The Barangay 629 Hall in Santa Mesa, Manila, is haunted by an unlikely combination of phenomena: poltergeist activity and the ghosts of children who sing Christmas carols.
The poltergeist manifestations follow the classic pattern — objects moving on their own, doors slamming, furniture shifting position — that Filipino supernatural tradition attributes to restless or angry spirits who have the ability to interact with the physical world. Barangay employees who use the hall for community meetings and government functions describe working at their desks and hearing the sound of chairs scraping across the floor in adjacent rooms, only to find the furniture rearranged when they investigate.

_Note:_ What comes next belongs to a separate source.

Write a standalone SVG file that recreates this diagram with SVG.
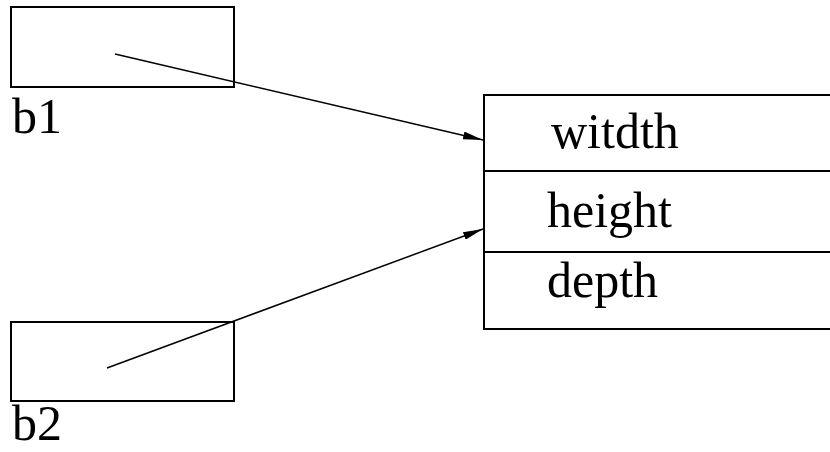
<svg xmlns="http://www.w3.org/2000/svg" width="830" height="452" viewBox="0 0 830 452">
<style>
.box{fill:none;stroke:#000;stroke-width:2}
.lbl{font-size:50px;fill:#000}
.edge{stroke:#000;stroke-width:1.5;fill:none}
</style>
<defs>
<marker id="ah" viewBox="0 0 20 8" refX="20" refY="4" markerWidth="20" markerHeight="8" markerUnits="userSpaceOnUse" orient="auto">
<path d="M0,0 L20,4 L0,8 Z" fill="#000"/>
</marker>
</defs>
<rect width="830" height="452" fill="#fff"/>
<g font-family="'Liberation Serif', 'DejaVu Serif', 'Times New Roman', serif">
<g id="b1">
<rect class="box" x="11" y="7" width="223" height="80"/>
<text class="lbl" x="12" y="133">b1</text>
</g>
<g id="b2">
<rect class="box" x="11" y="322" width="223" height="79"/>
<text class="lbl" x="12" y="440">b2</text>
</g>
<g id="struct">
<rect class="box" x="484" y="95" width="350" height="234"/>
<line class="box" x1="484" y1="171" x2="830" y2="171"/>
<line class="box" x1="484" y1="252" x2="830" y2="252"/>
<text class="lbl" x="551" y="148">witdth</text>
<text class="lbl" x="547" y="227">height</text>
<text class="lbl" x="547" y="297">depth</text>
</g>
</g>
<g id="connectors">
<line class="edge" x1="115" y1="54" x2="483" y2="140" marker-end="url(#ah)"/>
<line class="edge" x1="107" y1="368" x2="483" y2="229" marker-end="url(#ah)"/>
</g>
</svg>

The caroling children are the more unusual phenomenon. Staff and visitors report hearing the voices of children singing Christmas songs — the traditional Filipino "pamasko" carols that children perform door-to-door during the holiday season — emanating from the hall during hours when no children are present. The voices are described as young, multiple, and genuinely musical, performing the familiar carols with the enthusiasm and imprecision characteristic of actual child carolers.
The combination of aggressive poltergeist activity and the innocent sound of children singing creates an emotional dissonance that those who have experienced it describe as deeply disturbing. The poltergeists suggest anger or disturbance; the caroling children suggest joy and celebration. The coexistence of both in the same building implies either multiple sources of haunting or a single source expressing itself in contradictory ways.
Santa Mesa is one of Manila's oldest districts, with a history stretching back through the Spanish colonial period. The barangay hall, as a center of community governance, occupies a position in the neighborhood similar to that of a village church or town square — a gathering point where the community's living and dead alike converge.